Так или иначе, ситуации, связанные с ограничениями, сходны, вне зависимости от их причин. Стремясь вырваться из убогого существования, то есть фактически получить большую свободу реализации своих материальных стремлений, человек идет «зарабатывать деньги». И, находя социально приемлемый источник дохода... в свободное от работы время, попадает в ловушку, практически полностью лишившись свободы. Возможно, причина в том, что социальные ценности – все же преимущественно ценности борьбы за выживание. Спорный вопрос, в какой мере оправдано разделять или тем более противопоставить инстинктивную и духовную природу человека. И все же принципиальный вопрос, который в той или иной форме возникает перед каждым, – жить или выживать? Из него логически следует более важный -- быть ли человеком? И хотя в общественном сознании ценности материального благополучия имеют тенденцию перемешиваться с ценностями более высокого уровня, такими, как любовь, милосердие, свобода, творчество, честность, но, пожалуй, стоит учиться их различать и на индивидуальном, и на коллективном уровне.

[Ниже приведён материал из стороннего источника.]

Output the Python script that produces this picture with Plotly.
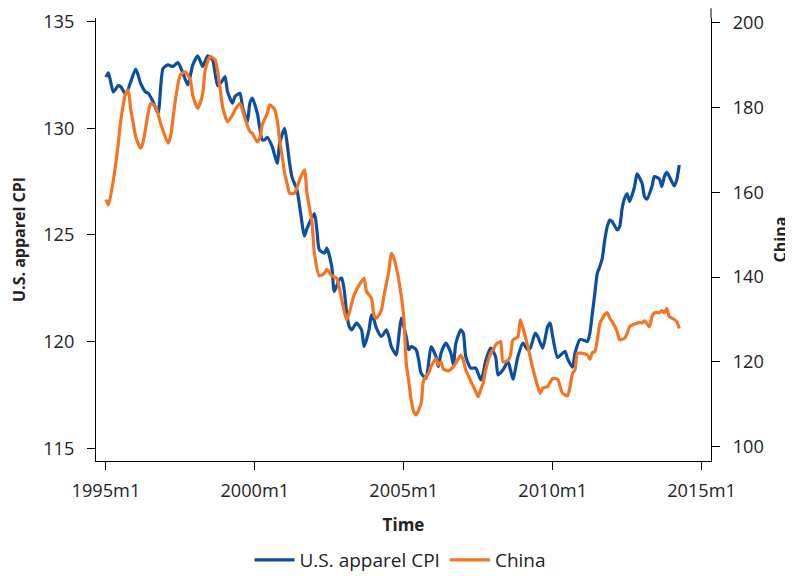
import plotly.graph_objects as go

# Colours / fonts
COLOR_BLUE = "#0B4EA2"
COLOR_ORANGE = "#F47421"
FONT_FAMILY = "Open Sans"
FONT_SIZE = 18.2
TITLE_SIZE = 16

# Months since 1995m1
us_month = [0, 1, 3, 5, 6, 8, 12, 14, 16, 17, 19, 21, 23, 25, 27, 29, 31, 33, 35, 37, 39, 41, 43, 45,
            47, 48, 49, 51, 52, 54, 55, 57, 58, 59, 61, 63, 64, 65, 67, 69, 70, 72, 73, 74, 75, 77,
            80, 81, 84, 85, 86, 88, 89, 91, 92, 94, 95, 96, 97, 98, 99, 101, 103, 104, 106, 107,
            108, 109, 111, 113, 114, 115, 117, 118, 119, 121, 122, 123, 125, 126, 127, 129, 130,
            131, 133, 134, 135, 137, 139, 140, 141, 143, 144, 145, 147, 149, 151, 152, 153, 155,
            157, 158, 160, 162, 163, 164, 166, 168, 170, 171, 173, 174, 176, 178, 179, 180, 182,
            184, 185, 186, 188, 189, 191, 193, 194, 195, 196, 197, 198, 199, 200, 201, 202, 203,
            204, 206, 207, 208, 209, 210, 211, 213, 214, 216, 217, 218, 220, 221, 223, 224, 225,
            226, 227, 229, 230, 231]
us_cpi = [132.4, 132.6, 131.7, 132.0, 131.95, 131.6, 132.77, 132.1, 131.7, 131.65, 131.25, 130.7,
          132.8, 132.97, 132.9, 133.08, 132.6, 132.03, 132.97, 133.4, 132.9, 133.4, 133.2, 132.0,
          132.25, 132.42, 131.72, 131.18, 131.49, 131.64, 131.02, 130.31, 131.18, 131.41, 130.71,
          129.46, 129.46, 129.58, 129.14, 128.36, 129.3, 130.0, 129.3, 128.36, 127.7, 127.11,
          124.95, 125.3, 126.0, 125.24, 124.3, 124.15, 124.38, 123.52, 122.35, 122.9, 122.98,
          122.43, 121.34, 120.71, 120.55, 120.87, 120.55, 119.77, 120.55, 121.26, 121.02, 120.63,
          120.24, 120.55, 120.24, 119.77, 119.38, 120.24, 121.1, 120.24, 119.62, 119.77, 119.62,
          119.15, 118.52, 118.29, 118.99, 119.77, 119.3, 118.83, 119.46, 119.93, 119.46, 118.91,
          119.93, 120.55, 120.4, 119.3, 118.76, 118.76, 118.21, 118.52, 119.1, 119.7, 119.3,
          118.44, 118.68, 119.07, 118.68, 118.24, 119.3, 119.93, 119.62, 119.7, 120.4, 120.24,
          119.7, 120.71, 120.87, 120.24, 119.26, 119.46, 119.54, 119.2, 118.8, 119.46, 120.09,
          120.05, 120.0, 120.4, 121.33, 122.27, 123.21, 123.52, 123.91, 124.77, 125.39, 125.7,
          125.63, 125.24, 125.39, 126.25, 126.72, 126.93, 126.57, 127.27, 127.86, 127.43, 126.8,
          126.68, 127.27, 127.74, 127.62, 127.27, 127.74, 127.93, 127.74, 127.3, 127.58, 128.28]

cn_month = [0, 1, 3, 5, 6, 8, 9, 10, 11, 12, 14, 15, 17, 18, 20, 22, 25, 26, 28, 30, 32, 34, 35, 37,
            39, 40, 42, 44, 46, 47, 49, 51, 52, 54, 56, 58, 59, 61, 62, 63, 65, 66, 68, 69, 70, 71,
            72, 73, 74, 76, 78, 80, 81, 83, 84, 86, 88, 89, 91, 93, 94, 96, 97, 98, 100, 102, 104,
            105, 107, 108, 109, 111, 112, 114, 115, 116, 118, 120, 121, 122, 123, 124, 125, 127,
            128, 130, 131, 133, 134, 135, 136, 138, 140, 141, 143, 144, 145, 147, 149, 150, 151,
            152, 153, 155, 156, 157, 159, 160, 162, 163, 164, 166, 167, 169, 170, 172, 174, 175,
            176, 178, 180, 182, 183, 184, 186, 187, 188, 189, 190, 192, 194, 195, 196, 197, 198,
            199, 201, 202, 203, 204, 206, 207, 209, 210, 211, 213, 215, 216, 217, 219, 220, 221,
            223, 224, 225, 226, 227, 229, 230, 231]
cn_index = [158.3, 157.0, 162.9, 171.6, 177.0, 183.3, 184.1, 179.5, 176.3, 173.1, 170.4, 171.9,
            178.6, 181.0, 180.2, 176.3, 171.6, 173.1, 181.8, 187.7, 188.4, 186.5, 182.8, 179.8,
            183.3, 188.8, 192.0, 191.2, 184.5, 180.2, 176.65, 178.2, 179.4, 181.0, 177.45, 174.3,
            173.9, 171.9, 172.7, 175.9, 178.6, 180.6, 179.5, 177.1, 172.3, 168.5, 164.5, 162.1,
            159.8, 159.8, 162.9, 165.3, 159.8, 153.0, 145.6, 140.3, 140.9, 141.8, 140.3, 139.7,
            137.5, 132.0, 129.9, 131.5, 135.8, 138.1, 139.7, 136.6, 135.0, 131.1, 130.3, 132.2,
            135.5, 141.5, 145.6, 144.5, 139.3, 130.7, 119.7, 115.5, 111.0, 108.3, 107.5, 110.2,
            115.7, 117.3, 118.9, 120.8, 119.3, 120.0, 118.3, 117.9, 118.9, 119.7, 121.6, 120.4,
            118.1, 115.5, 113.0, 111.8, 113.5, 115.0, 118.1, 122.0, 122.8, 124.0, 124.8, 120.0,
            120.4, 121.6, 125.2, 125.9, 129.9, 125.9, 123.6, 118.5, 114.2, 112.6, 113.8, 114.2,
            116.1, 115.9, 114.2, 112.6, 112.0, 114.2, 117.3, 118.1, 122.0, 122.0, 121.6, 120.6,
            122.2, 122.4, 125.2, 129.0, 131.2, 131.6, 130.3, 129.5, 127.1, 125.2, 125.6, 126.7,
            128.3, 128.9, 129.3, 129.2, 129.7, 128.3, 130.7, 131.6, 131.6, 132.1, 131.6, 132.6,
            130.7, 130.0, 129.5, 127.9]

tick_month = [0, 60, 120, 180, 240]
tick_text = ["1995m1", "2000m1", "2005m1", "2010m1", "2015m1"]
us_ticks = [115, 120, 125, 130, 135]
cn_ticks = [100, 120, 140, 160, 180, 200]

fig = go.Figure()

fig.add_trace(go.Scatter(
    x=us_month, y=us_cpi, name="U.S. apparel CPI", mode="lines",
    line=dict(color=COLOR_BLUE, width=3.2, shape="spline", smoothing=0.6),
))
fig.add_trace(go.Scatter(
    x=cn_month, y=cn_index, name="China", mode="lines", yaxis="y2",
    line=dict(color=COLOR_ORANGE, width=3.2, shape="spline", smoothing=0.6),
))

axis_common = dict(
    showline=True, linecolor="black", linewidth=1,
    ticks="outside", ticklen=8, tickcolor="black",
    showgrid=False, zeroline=False, automargin=False,
    tickfont=dict(size=FONT_SIZE, color="#222"),
)

# right axis line runs a little above the plot top in the original
fig.add_shape(type="line", xref="paper", yref="paper", x0=1, x1=1, y0=1, y1=1.022,
              line=dict(color="black", width=1))

# page body adds an 8px offset, so the figure is 8px smaller than the window
fig.update_layout(
    width=785, height=568,
    paper_bgcolor="white", plot_bgcolor="white",
    font=dict(family=FONT_FAMILY, size=FONT_SIZE, color="#222"),
    margin=dict(l=88, r=82, t=10, b=115, autoexpand=False),
    xaxis=dict(
        range=[-4.0, 243.8], tickvals=tick_month, ticktext=tick_text,
        ticklabelstandoff=5,
        title=dict(text="<b>Time</b>", standoff=18, font=dict(size=TITLE_SIZE + 1)),
        **axis_common
    ),
    yaxis=dict(
        range=[114.405, 135.17], tickvals=us_ticks, ticklabelstandoff=9,
        title=dict(text="<b>U.S. apparel CPI</b>", standoff=15, font=dict(size=TITLE_SIZE)),
        **axis_common
    ),
    yaxis2=dict(
        range=[96.63, 201.1], tickvals=cn_ticks, overlaying="y", side="right",
        ticklabelstandoff=9,
        title=dict(text="<b>China</b>", standoff=11, font=dict(size=TITLE_SIZE)),
        **axis_common
    ),
    legend=dict(
        orientation="h", x=0.5, xanchor="center", xref="container",
        y=0.028, yanchor="middle", yref="container",
        font=dict(size=19), itemwidth=40,
    ),
)

fig.write_html("out.html")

Может быть, устойчивый, хотя и часто скрываемый или неявный интерес в обществе к криминально-тюремной тематике объясняется тайной завистью несудимых сограждан, не способных на лихость, искренность и свободолюбие зэков? Пусть эта смелость и ведет их не к подвигам, а к преступлению. В человеке, способном перешагнуть отведенные рамки, всегда есть притягательность. Особенно для обывателя, который обычно принимает существующие нормы как данность, какими бы ханжескими на поверку они ни оказывались. Или такой интерес объясняется завистью к тем, кто более удачно «наворовал»? То есть разбогател и пришел к власти.
Социальная зависть считается явлением вполне приемлемым, нормальным и даже желательным, поскольку может создавать стимул для роста и реализации амбиций, причем в неких отведенных рамках. Но это когда есть четкие правила игры, как в цивилизованных странах, то есть более или менее известно, какие шаги нужно сделать, чтобы прийти к тем или иным результатам карьерного и материального роста. Тогда у простого человека появляется ощущение социальной справедливости.
А что остается нам, при возрастающей ценности денег и престижности высокого уровня доходов, без видения каких-то четких путей к тому, как получить все эти блага? Накапливать негативные эмоции, и взращивать цинизм по отношению к социальным нормам, и ненавидеть богатых.
В чем свободен нормальный «среднестатистический» гражданин? Возможно, в том, чтобы зарабатывать и тратить деньги; но чем многие из них за это платят? Образно говоря, душа многих простых людей находится в тюрьме, и некоторый уровень достатка или стабильности, за которые они держатся, лишь слабо компенсирует их личностную нереализованность, невозможность проявить себя такими, какие есть, порождающую, в свою очередь, неискренность, непонимание, а порой и полный беспорядок во взаимоотношениях даже со своими близкими.
Некоторые зэки говорят: «Мы сидим ради свободы», то есть потому, что их не устраивают принятые в социуме правила игры, и человек в них, что называется, не вписывается. С большим трудом, видимо, вписываются в них и многие на свободе, и не отсюда ли идет устойчивая мода на зону?